#### EXERCISE TASK:
Your task is to retype the lines between the line with "Clone this chart in Observable Plot." and the line with "const csdpmTicks = [0, 10, 20, 30, 40, 50, 60, 70];", inclusive. Copy no pictures and no other lines.

# start of EXTRACTED RECORDS

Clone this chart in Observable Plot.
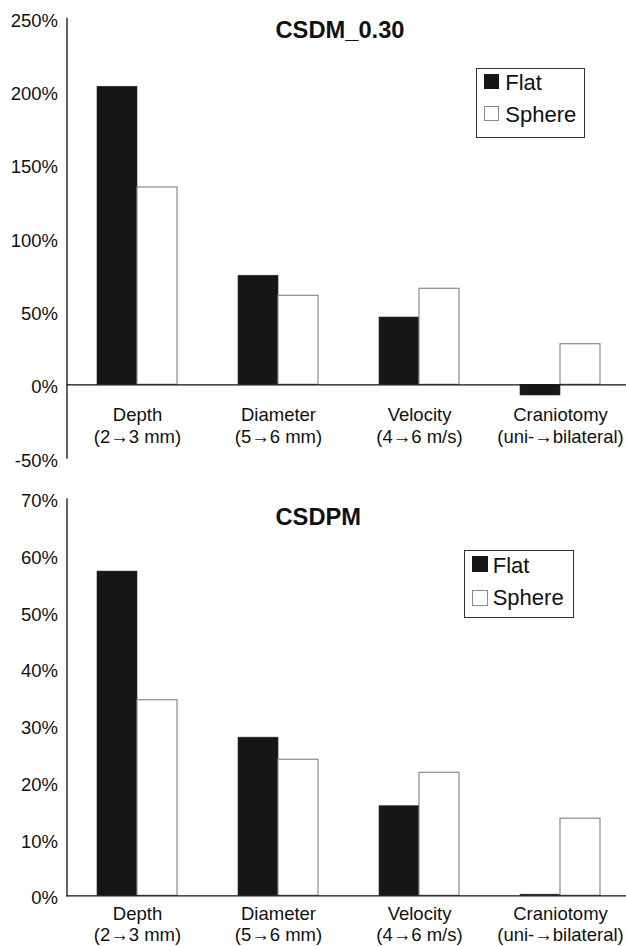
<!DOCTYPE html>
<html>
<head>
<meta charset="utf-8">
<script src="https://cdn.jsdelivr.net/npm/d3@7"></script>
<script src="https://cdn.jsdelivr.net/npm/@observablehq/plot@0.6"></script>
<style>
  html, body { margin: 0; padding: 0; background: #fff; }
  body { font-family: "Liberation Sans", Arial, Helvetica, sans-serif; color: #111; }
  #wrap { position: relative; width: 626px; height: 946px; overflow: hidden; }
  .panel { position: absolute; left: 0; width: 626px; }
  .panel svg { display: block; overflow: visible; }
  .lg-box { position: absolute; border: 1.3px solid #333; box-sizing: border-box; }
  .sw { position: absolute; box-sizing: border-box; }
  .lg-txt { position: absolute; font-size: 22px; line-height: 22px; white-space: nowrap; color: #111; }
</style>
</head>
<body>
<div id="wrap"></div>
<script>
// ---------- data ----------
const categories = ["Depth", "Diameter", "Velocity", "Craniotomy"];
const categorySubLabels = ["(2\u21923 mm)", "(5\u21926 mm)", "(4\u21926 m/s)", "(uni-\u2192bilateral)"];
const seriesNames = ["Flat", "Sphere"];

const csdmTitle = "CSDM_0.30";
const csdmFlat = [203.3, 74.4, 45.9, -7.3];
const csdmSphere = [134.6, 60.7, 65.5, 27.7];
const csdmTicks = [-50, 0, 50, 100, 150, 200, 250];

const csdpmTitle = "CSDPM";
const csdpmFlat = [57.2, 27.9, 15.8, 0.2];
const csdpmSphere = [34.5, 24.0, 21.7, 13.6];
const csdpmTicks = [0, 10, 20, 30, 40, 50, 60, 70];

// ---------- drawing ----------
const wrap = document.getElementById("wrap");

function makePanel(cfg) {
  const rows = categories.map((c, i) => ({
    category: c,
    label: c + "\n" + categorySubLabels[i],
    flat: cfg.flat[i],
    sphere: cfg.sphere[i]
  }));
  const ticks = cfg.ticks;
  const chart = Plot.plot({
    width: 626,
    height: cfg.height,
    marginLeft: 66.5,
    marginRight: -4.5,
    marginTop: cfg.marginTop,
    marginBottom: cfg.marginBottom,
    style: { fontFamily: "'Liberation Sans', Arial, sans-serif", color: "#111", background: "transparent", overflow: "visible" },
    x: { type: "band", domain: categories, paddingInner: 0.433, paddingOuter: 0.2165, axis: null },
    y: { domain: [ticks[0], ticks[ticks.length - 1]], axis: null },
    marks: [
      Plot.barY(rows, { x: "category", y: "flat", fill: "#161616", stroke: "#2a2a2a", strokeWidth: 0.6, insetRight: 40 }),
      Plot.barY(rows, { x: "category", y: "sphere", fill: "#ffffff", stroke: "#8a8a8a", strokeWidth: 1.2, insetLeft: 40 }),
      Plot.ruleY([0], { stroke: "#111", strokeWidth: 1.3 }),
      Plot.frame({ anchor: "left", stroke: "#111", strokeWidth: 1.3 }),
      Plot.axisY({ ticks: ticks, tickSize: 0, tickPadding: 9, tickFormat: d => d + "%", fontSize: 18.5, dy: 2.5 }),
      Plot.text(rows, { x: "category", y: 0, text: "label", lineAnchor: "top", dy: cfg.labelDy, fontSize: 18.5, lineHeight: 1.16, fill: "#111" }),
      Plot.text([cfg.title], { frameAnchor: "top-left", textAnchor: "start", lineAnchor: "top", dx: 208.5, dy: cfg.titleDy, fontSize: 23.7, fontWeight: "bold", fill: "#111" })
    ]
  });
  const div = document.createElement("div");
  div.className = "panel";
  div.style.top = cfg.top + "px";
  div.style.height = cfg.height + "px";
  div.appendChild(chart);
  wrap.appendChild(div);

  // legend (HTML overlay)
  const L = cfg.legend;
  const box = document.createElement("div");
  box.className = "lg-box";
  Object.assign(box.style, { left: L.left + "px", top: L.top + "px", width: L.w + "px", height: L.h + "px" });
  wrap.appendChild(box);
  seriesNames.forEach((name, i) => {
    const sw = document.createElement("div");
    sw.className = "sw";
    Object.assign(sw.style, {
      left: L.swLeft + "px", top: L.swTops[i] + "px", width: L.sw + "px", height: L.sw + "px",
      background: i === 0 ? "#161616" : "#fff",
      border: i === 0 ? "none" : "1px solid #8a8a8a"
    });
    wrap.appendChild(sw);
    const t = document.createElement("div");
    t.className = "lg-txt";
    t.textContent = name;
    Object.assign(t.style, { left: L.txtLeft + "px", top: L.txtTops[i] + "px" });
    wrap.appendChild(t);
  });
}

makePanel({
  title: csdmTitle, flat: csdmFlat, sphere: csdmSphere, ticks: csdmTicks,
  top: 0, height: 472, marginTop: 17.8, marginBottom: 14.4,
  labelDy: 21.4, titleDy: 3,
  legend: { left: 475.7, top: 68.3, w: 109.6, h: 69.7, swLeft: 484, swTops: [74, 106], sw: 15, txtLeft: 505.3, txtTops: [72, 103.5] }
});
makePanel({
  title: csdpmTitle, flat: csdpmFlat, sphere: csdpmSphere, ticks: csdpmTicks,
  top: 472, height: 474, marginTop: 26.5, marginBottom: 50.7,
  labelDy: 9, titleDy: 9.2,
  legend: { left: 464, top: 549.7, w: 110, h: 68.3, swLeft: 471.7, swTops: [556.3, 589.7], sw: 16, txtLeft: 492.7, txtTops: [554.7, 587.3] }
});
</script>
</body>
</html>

# end of EXTRACTED RECORDS
# start of EXTRACTED RECORDS

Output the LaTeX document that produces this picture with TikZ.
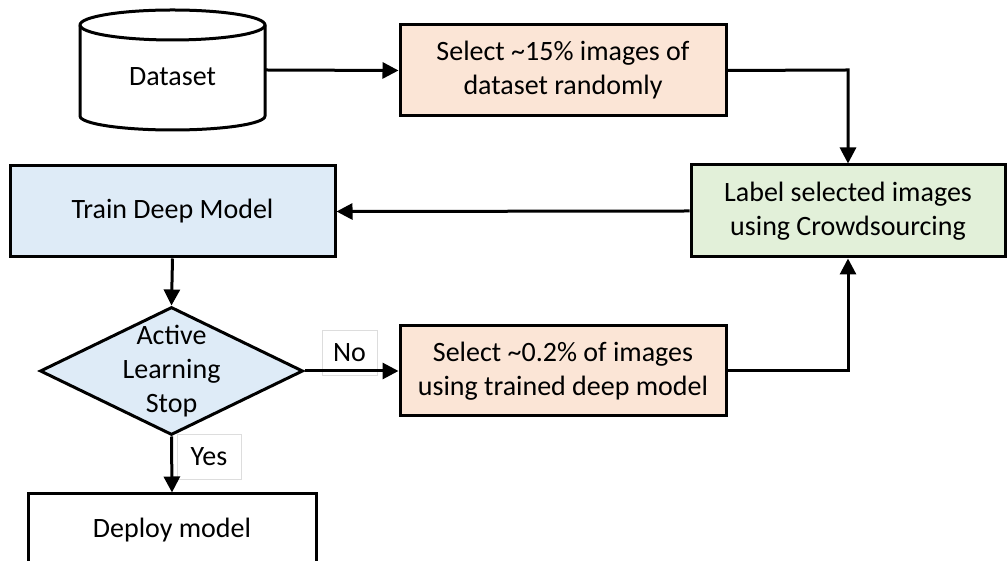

# end of EXTRACTED RECORDS

#### ANSWER IN FULL:
Clone this chart in Observable Plot.
<!DOCTYPE html>
<html>
<head>
<meta charset="utf-8">
<script src="https://cdn.jsdelivr.net/npm/d3@7"></script>
<script src="https://cdn.jsdelivr.net/npm/@observablehq/plot@0.6"></script>
<style>
  html, body { margin: 0; padding: 0; background: #fff; }
  body { font-family: "Liberation Sans", Arial, Helvetica, sans-serif; color: #111; }
  #wrap { position: relative; width: 626px; height: 946px; overflow: hidden; }
  .panel { position: absolute; left: 0; width: 626px; }
  .panel svg { display: block; overflow: visible; }
  .lg-box { position: absolute; border: 1.3px solid #333; box-sizing: border-box; }
  .sw { position: absolute; box-sizing: border-box; }
  .lg-txt { position: absolute; font-size: 22px; line-height: 22px; white-space: nowrap; color: #111; }
</style>
</head>
<body>
<div id="wrap"></div>
<script>
// ---------- data ----------
const categories = ["Depth", "Diameter", "Velocity", "Craniotomy"];
const categorySubLabels = ["(2\u21923 mm)", "(5\u21926 mm)", "(4\u21926 m/s)", "(uni-\u2192bilateral)"];
const seriesNames = ["Flat", "Sphere"];

const csdmTitle = "CSDM_0.30";
const csdmFlat = [203.3, 74.4, 45.9, -7.3];
const csdmSphere = [134.6, 60.7, 65.5, 27.7];
const csdmTicks = [-50, 0, 50, 100, 150, 200, 250];

const csdpmTitle = "CSDPM";
const csdpmFlat = [57.2, 27.9, 15.8, 0.2];
const csdpmSphere = [34.5, 24.0, 21.7, 13.6];
const csdpmTicks = [0, 10, 20, 30, 40, 50, 60, 70];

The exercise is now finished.